INFORMATION GIVEN:
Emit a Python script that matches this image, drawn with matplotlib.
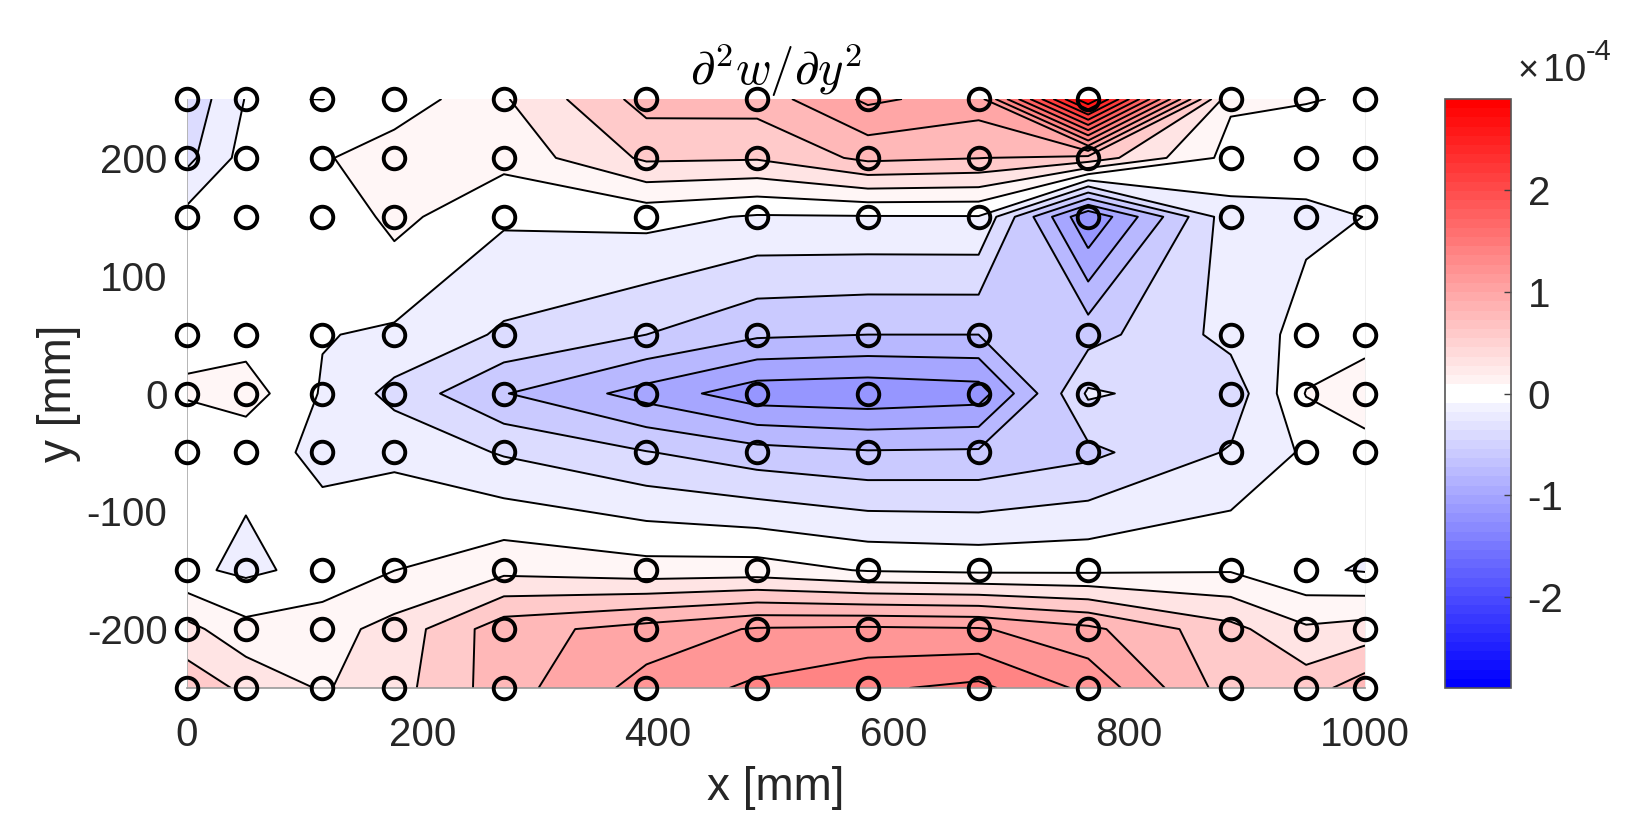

---

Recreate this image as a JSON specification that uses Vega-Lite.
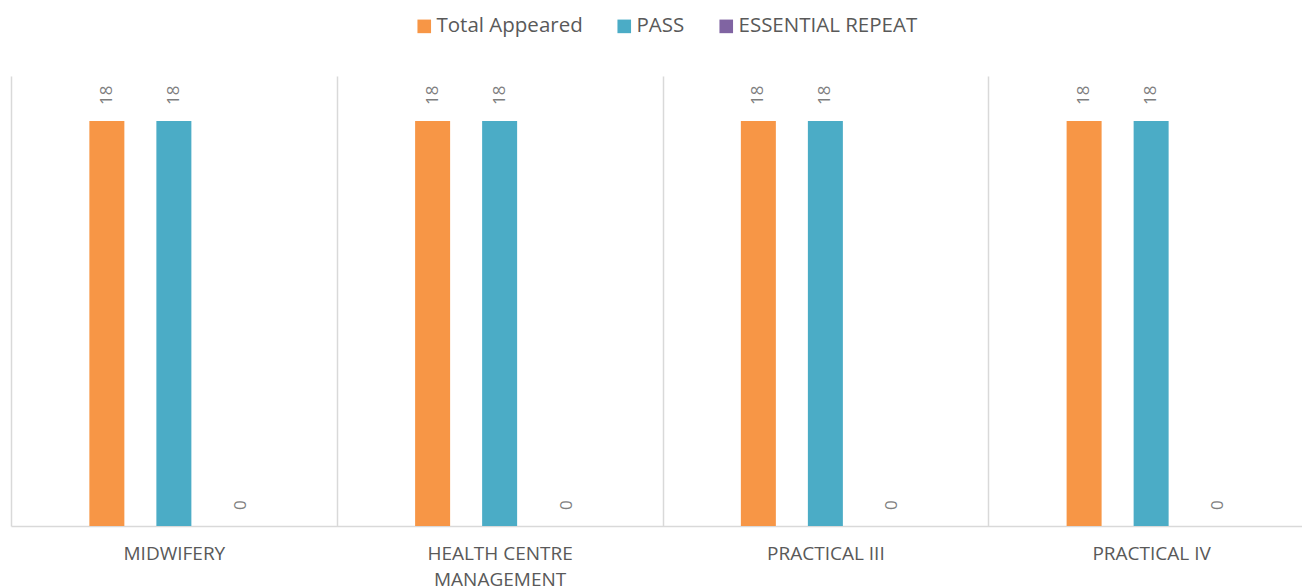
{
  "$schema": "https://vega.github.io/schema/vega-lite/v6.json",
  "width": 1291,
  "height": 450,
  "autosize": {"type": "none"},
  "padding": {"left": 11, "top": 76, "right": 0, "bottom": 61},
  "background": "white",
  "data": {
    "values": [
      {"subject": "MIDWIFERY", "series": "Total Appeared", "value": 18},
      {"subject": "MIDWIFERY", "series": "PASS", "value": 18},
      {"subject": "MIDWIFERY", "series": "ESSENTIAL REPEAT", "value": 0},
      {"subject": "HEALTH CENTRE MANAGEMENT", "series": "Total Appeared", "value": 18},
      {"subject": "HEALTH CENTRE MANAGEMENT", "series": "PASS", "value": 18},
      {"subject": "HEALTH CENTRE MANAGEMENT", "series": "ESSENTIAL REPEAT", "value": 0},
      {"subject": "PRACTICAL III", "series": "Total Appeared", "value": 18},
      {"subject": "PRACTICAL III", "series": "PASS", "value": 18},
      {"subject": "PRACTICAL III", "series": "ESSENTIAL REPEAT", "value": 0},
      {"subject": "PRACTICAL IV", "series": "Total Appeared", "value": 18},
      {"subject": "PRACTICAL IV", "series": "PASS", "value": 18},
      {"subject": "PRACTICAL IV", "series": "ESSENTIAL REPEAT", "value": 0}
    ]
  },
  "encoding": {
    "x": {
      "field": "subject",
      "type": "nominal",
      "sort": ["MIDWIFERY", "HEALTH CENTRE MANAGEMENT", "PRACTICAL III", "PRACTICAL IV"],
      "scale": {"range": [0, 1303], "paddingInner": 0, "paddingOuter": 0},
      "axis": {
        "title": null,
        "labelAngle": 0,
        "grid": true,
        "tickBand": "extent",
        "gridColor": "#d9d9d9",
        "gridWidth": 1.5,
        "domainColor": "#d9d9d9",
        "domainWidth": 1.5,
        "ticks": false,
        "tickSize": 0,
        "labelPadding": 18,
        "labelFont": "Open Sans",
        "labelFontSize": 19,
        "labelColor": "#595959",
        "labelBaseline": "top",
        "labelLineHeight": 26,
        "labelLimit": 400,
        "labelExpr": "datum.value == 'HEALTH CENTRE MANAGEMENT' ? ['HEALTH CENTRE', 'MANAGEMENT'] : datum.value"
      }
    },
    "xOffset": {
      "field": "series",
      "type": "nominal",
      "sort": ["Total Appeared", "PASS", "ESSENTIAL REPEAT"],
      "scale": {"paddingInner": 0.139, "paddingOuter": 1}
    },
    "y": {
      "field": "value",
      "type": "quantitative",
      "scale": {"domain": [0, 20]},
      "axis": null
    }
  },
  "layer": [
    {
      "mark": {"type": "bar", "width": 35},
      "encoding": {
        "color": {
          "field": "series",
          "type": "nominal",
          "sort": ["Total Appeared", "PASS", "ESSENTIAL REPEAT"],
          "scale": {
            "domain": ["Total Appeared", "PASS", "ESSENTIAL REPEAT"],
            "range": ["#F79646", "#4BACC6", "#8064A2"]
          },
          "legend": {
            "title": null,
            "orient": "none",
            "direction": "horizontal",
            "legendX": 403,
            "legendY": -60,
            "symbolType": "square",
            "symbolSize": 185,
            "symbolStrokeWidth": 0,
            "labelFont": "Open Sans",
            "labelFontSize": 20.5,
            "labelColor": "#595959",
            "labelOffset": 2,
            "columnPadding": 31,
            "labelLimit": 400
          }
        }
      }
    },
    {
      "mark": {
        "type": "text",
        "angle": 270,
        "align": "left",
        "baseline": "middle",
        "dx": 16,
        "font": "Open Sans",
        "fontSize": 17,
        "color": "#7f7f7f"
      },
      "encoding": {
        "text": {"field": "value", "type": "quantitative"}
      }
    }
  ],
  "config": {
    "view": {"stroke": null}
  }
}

STATED TASK: Go through the records and show every line with the string "this" in it.

FINISHED EXERCISE:
Emit a Python script that matches this image, drawn with matplotlib.
Recreate this image as a JSON specification that uses Vega-Lite.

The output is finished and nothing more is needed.